• **Task statement**: Transcribe the material exactly. Images do not belong in the copy.

• **Data**:
□ □ □ □

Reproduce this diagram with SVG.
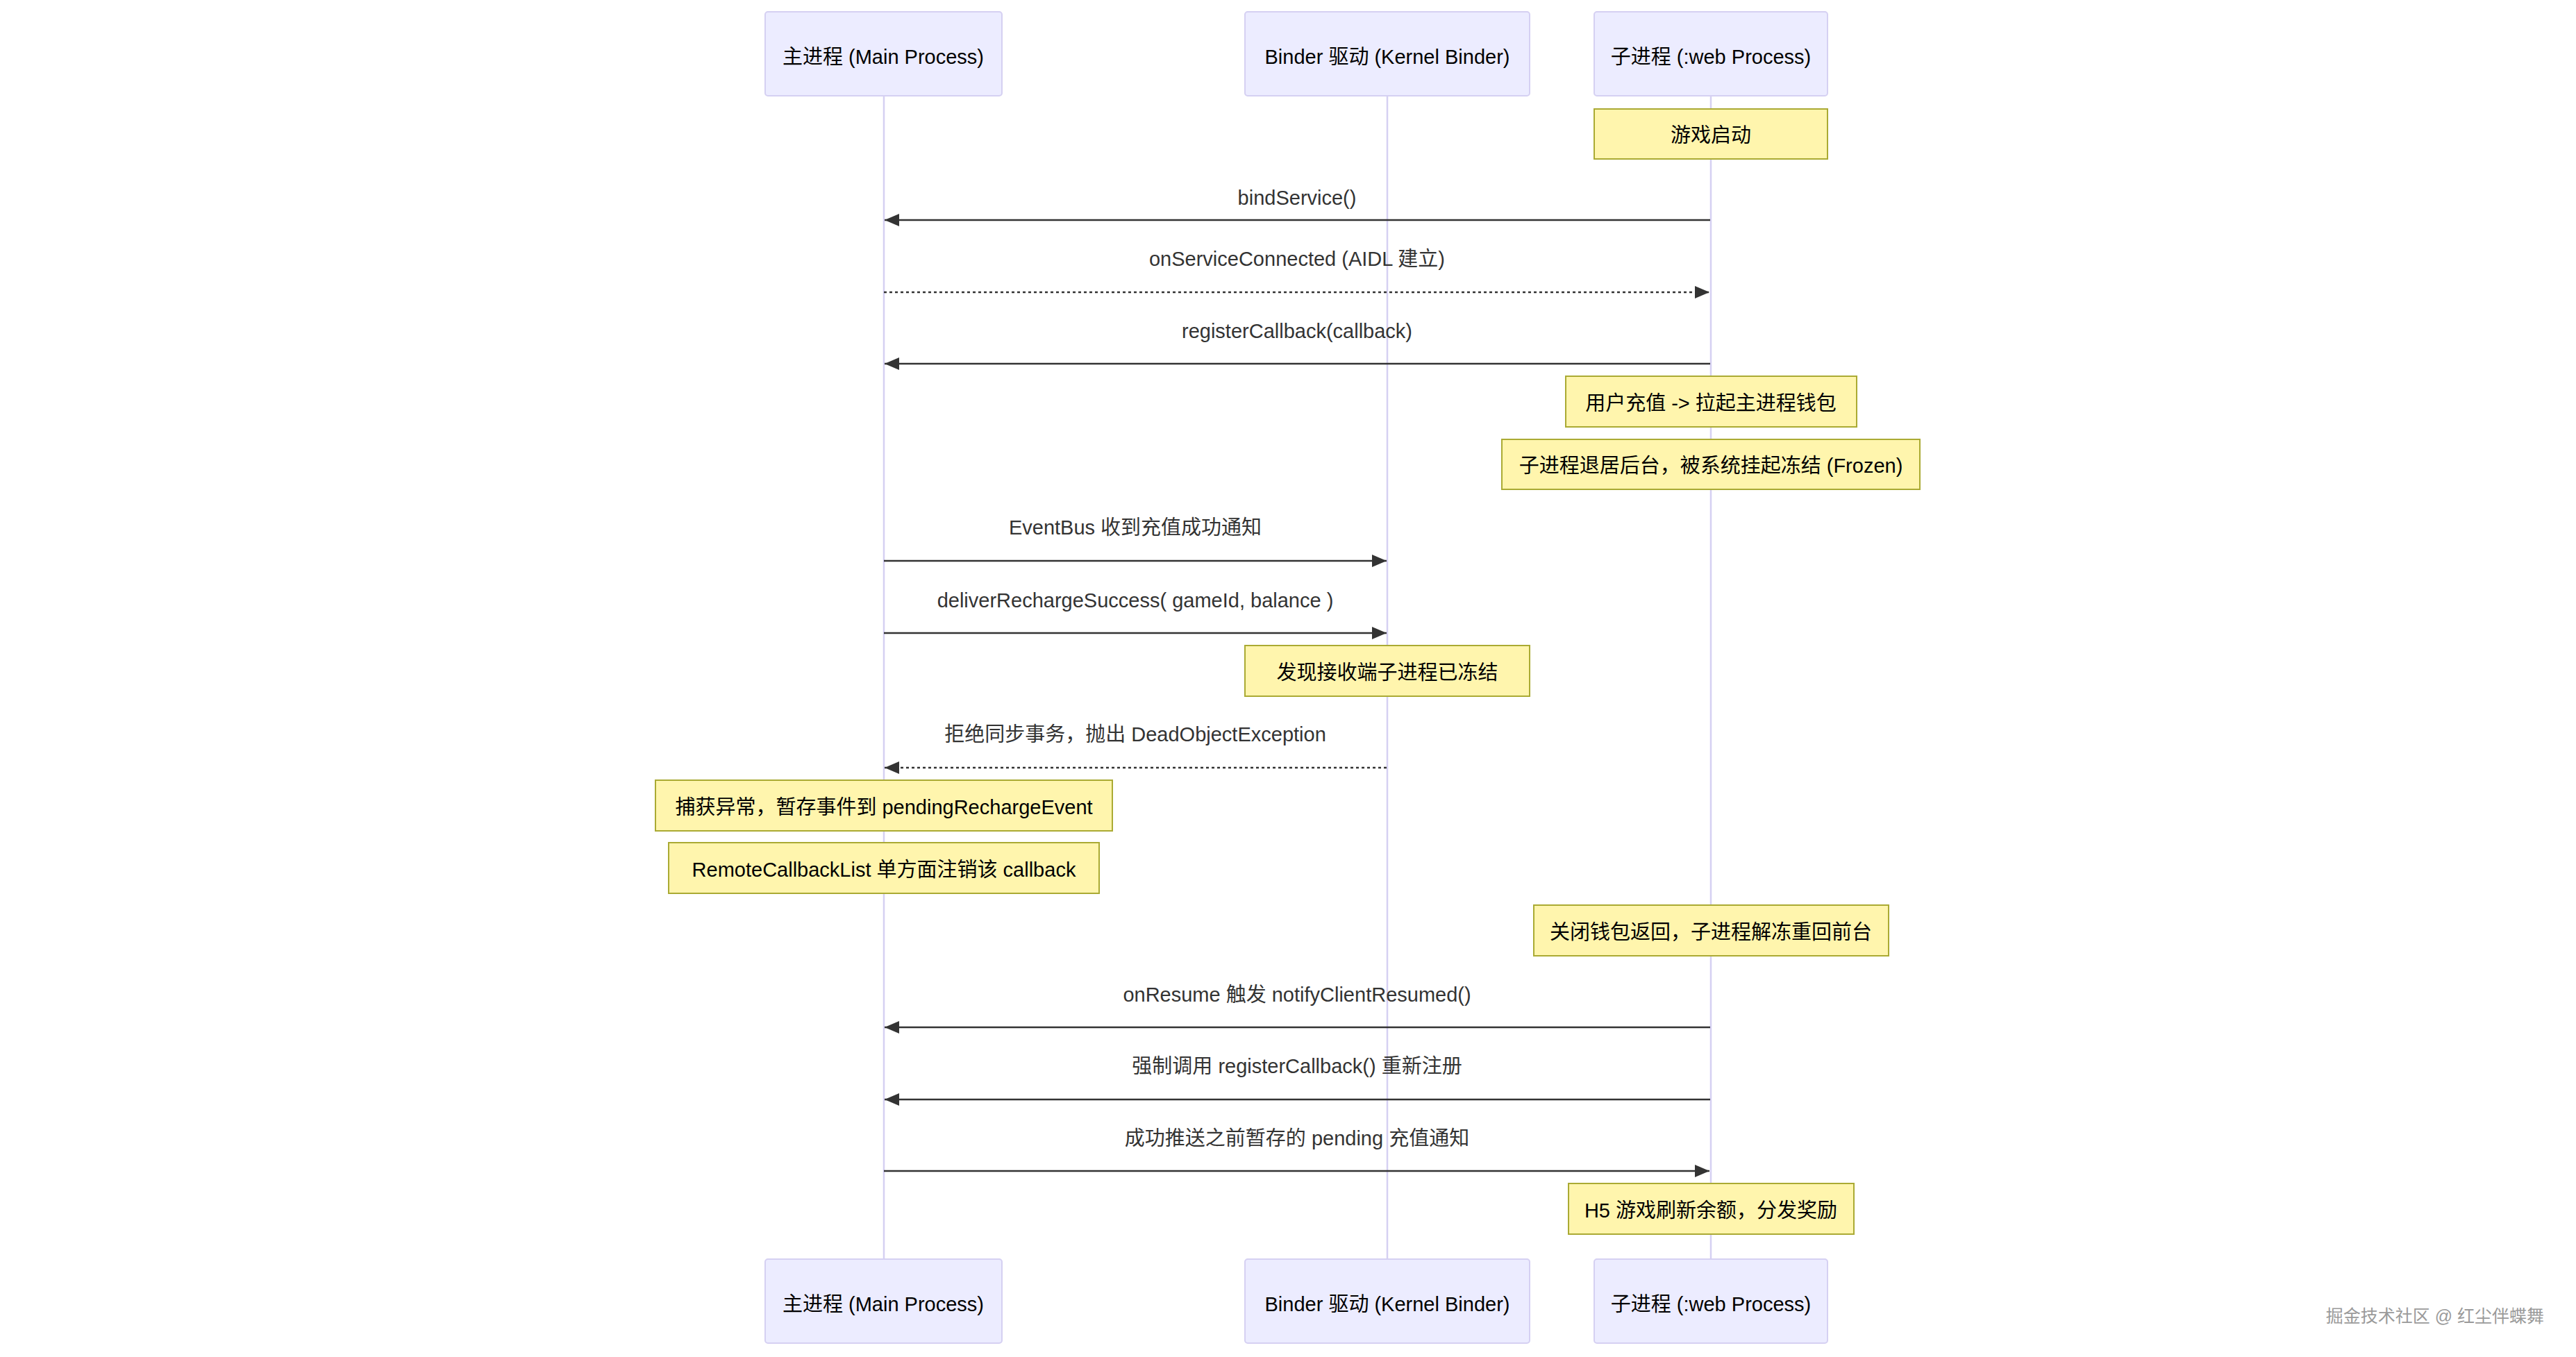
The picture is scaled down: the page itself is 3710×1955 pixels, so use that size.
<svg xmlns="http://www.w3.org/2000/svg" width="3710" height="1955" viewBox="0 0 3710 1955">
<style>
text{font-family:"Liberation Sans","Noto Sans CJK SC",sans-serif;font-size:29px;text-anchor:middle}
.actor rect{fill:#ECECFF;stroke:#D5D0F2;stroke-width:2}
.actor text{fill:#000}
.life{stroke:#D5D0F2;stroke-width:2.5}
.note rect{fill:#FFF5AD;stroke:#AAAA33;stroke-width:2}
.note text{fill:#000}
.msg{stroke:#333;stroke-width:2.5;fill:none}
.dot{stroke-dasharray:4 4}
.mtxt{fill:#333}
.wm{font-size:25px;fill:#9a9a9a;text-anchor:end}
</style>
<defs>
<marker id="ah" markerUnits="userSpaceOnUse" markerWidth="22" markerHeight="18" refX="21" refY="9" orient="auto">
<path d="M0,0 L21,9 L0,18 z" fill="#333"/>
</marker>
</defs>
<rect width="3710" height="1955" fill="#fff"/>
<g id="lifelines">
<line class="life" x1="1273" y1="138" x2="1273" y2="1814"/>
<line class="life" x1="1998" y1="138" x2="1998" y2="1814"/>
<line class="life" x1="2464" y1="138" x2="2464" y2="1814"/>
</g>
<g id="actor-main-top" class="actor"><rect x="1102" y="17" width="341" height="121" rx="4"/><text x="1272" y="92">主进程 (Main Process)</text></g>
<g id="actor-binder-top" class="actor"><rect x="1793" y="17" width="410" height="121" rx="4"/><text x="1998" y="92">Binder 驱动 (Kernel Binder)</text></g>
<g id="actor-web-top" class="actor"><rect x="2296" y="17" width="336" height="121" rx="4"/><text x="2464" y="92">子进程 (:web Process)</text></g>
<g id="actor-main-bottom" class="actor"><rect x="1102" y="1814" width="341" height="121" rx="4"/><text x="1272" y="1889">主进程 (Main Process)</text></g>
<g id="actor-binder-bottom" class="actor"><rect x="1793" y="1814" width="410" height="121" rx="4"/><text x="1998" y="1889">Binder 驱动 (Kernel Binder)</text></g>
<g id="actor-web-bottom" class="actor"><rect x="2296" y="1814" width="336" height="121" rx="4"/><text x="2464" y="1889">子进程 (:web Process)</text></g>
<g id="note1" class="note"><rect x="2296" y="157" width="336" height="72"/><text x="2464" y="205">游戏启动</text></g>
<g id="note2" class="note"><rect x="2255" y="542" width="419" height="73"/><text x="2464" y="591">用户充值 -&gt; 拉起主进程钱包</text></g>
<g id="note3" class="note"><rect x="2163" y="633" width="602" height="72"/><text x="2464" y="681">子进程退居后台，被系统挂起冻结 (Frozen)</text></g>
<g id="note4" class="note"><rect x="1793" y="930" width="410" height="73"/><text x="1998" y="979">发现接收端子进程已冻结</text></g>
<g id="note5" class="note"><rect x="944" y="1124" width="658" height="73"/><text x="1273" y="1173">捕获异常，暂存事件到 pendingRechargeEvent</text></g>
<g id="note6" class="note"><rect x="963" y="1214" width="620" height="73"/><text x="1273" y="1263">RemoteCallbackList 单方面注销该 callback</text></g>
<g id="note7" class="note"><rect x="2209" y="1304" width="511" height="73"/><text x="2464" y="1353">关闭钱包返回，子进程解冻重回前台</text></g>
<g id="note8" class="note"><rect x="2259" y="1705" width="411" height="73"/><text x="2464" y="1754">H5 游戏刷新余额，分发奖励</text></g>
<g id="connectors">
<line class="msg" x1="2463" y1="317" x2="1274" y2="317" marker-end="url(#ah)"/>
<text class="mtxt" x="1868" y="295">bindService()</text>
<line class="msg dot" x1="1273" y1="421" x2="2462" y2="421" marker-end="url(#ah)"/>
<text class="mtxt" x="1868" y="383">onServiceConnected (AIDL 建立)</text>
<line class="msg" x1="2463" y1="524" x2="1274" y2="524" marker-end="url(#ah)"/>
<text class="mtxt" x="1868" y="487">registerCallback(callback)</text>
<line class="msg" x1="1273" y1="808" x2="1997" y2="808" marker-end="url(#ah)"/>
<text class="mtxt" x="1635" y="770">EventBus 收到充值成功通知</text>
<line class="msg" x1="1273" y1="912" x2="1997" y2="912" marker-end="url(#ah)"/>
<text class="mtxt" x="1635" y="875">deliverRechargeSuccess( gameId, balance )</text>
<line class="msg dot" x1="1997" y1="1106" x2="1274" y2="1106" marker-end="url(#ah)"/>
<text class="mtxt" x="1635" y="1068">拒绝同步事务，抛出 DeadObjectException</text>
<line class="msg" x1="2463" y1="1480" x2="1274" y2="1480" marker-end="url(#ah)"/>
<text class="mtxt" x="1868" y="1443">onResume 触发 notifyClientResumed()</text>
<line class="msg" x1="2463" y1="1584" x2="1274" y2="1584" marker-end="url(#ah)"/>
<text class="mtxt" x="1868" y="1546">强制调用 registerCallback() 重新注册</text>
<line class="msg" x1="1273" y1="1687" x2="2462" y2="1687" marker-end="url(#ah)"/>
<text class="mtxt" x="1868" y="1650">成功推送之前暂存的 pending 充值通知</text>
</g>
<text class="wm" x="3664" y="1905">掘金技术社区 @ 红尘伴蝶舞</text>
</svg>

□ □ □ □

• **Exercise answer**:
Reproduce this diagram with SVG.
The picture is scaled down: the page itself is 3710×1955 pixels, so use that size.
<svg xmlns="http://www.w3.org/2000/svg" width="3710" height="1955" viewBox="0 0 3710 1955">
<style>
text{font-family:"Liberation Sans","Noto Sans CJK SC",sans-serif;font-size:29px;text-anchor:middle}
.actor rect{fill:#ECECFF;stroke:#D5D0F2;stroke-width:2}
.actor text{fill:#000}
.life{stroke:#D5D0F2;stroke-width:2.5}
.note rect{fill:#FFF5AD;stroke:#AAAA33;stroke-width:2}
.note text{fill:#000}
.msg{stroke:#333;stroke-width:2.5;fill:none}
.dot{stroke-dasharray:4 4}
.mtxt{fill:#333}
.wm{font-size:25px;fill:#9a9a9a;text-anchor:end}
</style>
<defs>
<marker id="ah" markerUnits="userSpaceOnUse" markerWidth="22" markerHeight="18" refX="21" refY="9" orient="auto">
<path d="M0,0 L21,9 L0,18 z" fill="#333"/>
</marker>
</defs>
<rect width="3710" height="1955" fill="#fff"/>
<g id="lifelines">
<line class="life" x1="1273" y1="138" x2="1273" y2="1814"/>
<line class="life" x1="1998" y1="138" x2="1998" y2="1814"/>
<line class="life" x1="2464" y1="138" x2="2464" y2="1814"/>
</g>
<g id="actor-main-top" class="actor"><rect x="1102" y="17" width="341" height="121" rx="4"/><text x="1272" y="92">主进程 (Main Process)</text></g>
<g id="actor-binder-top" class="actor"><rect x="1793" y="17" width="410" height="121" rx="4"/><text x="1998" y="92">Binder 驱动 (Kernel Binder)</text></g>
<g id="actor-web-top" class="actor"><rect x="2296" y="17" width="336" height="121" rx="4"/><text x="2464" y="92">子进程 (:web Process)</text></g>
<g id="actor-main-bottom" class="actor"><rect x="1102" y="1814" width="341" height="121" rx="4"/><text x="1272" y="1889">主进程 (Main Process)</text></g>
<g id="actor-binder-bottom" class="actor"><rect x="1793" y="1814" width="410" height="121" rx="4"/><text x="1998" y="1889">Binder 驱动 (Kernel Binder)</text></g>
<g id="actor-web-bottom" class="actor"><rect x="2296" y="1814" width="336" height="121" rx="4"/><text x="2464" y="1889">子进程 (:web Process)</text></g>
<g id="note1" class="note"><rect x="2296" y="157" width="336" height="72"/><text x="2464" y="205">游戏启动</text></g>
<g id="note2" class="note"><rect x="2255" y="542" width="419" height="73"/><text x="2464" y="591">用户充值 -&gt; 拉起主进程钱包</text></g>
<g id="note3" class="note"><rect x="2163" y="633" width="602" height="72"/><text x="2464" y="681">子进程退居后台，被系统挂起冻结 (Frozen)</text></g>
<g id="note4" class="note"><rect x="1793" y="930" width="410" height="73"/><text x="1998" y="979">发现接收端子进程已冻结</text></g>
<g id="note5" class="note"><rect x="944" y="1124" width="658" height="73"/><text x="1273" y="1173">捕获异常，暂存事件到 pendingRechargeEvent</text></g>
<g id="note6" class="note"><rect x="963" y="1214" width="620" height="73"/><text x="1273" y="1263">RemoteCallbackList 单方面注销该 callback</text></g>
<g id="note7" class="note"><rect x="2209" y="1304" width="511" height="73"/><text x="2464" y="1353">关闭钱包返回，子进程解冻重回前台</text></g>
<g id="note8" class="note"><rect x="2259" y="1705" width="411" height="73"/><text x="2464" y="1754">H5 游戏刷新余额，分发奖励</text></g>
<g id="connectors">
<line class="msg" x1="2463" y1="317" x2="1274" y2="317" marker-end="url(#ah)"/>
<text class="mtxt" x="1868" y="295">bindService()</text>
<line class="msg dot" x1="1273" y1="421" x2="2462" y2="421" marker-end="url(#ah)"/>
<text class="mtxt" x="1868" y="383">onServiceConnected (AIDL 建立)</text>
<line class="msg" x1="2463" y1="524" x2="1274" y2="524" marker-end="url(#ah)"/>
<text class="mtxt" x="1868" y="487">registerCallback(callback)</text>
<line class="msg" x1="1273" y1="808" x2="1997" y2="808" marker-end="url(#ah)"/>
<text class="mtxt" x="1635" y="770">EventBus 收到充值成功通知</text>
<line class="msg" x1="1273" y1="912" x2="1997" y2="912" marker-end="url(#ah)"/>
<text class="mtxt" x="1635" y="875">deliverRechargeSuccess( gameId, balance )</text>
<line class="msg dot" x1="1997" y1="1106" x2="1274" y2="1106" marker-end="url(#ah)"/>
<text class="mtxt" x="1635" y="1068">拒绝同步事务，抛出 DeadObjectException</text>
<line class="msg" x1="2463" y1="1480" x2="1274" y2="1480" marker-end="url(#ah)"/>
<text class="mtxt" x="1868" y="1443">onResume 触发 notifyClientResumed()</text>
<line class="msg" x1="2463" y1="1584" x2="1274" y2="1584" marker-end="url(#ah)"/>
<text class="mtxt" x="1868" y="1546">强制调用 registerCallback() 重新注册</text>
<line class="msg" x1="1273" y1="1687" x2="2462" y2="1687" marker-end="url(#ah)"/>
<text class="mtxt" x="1868" y="1650">成功推送之前暂存的 pending 充值通知</text>
</g>
<text class="wm" x="3664" y="1905">掘金技术社区 @ 红尘伴蝶舞</text>
</svg>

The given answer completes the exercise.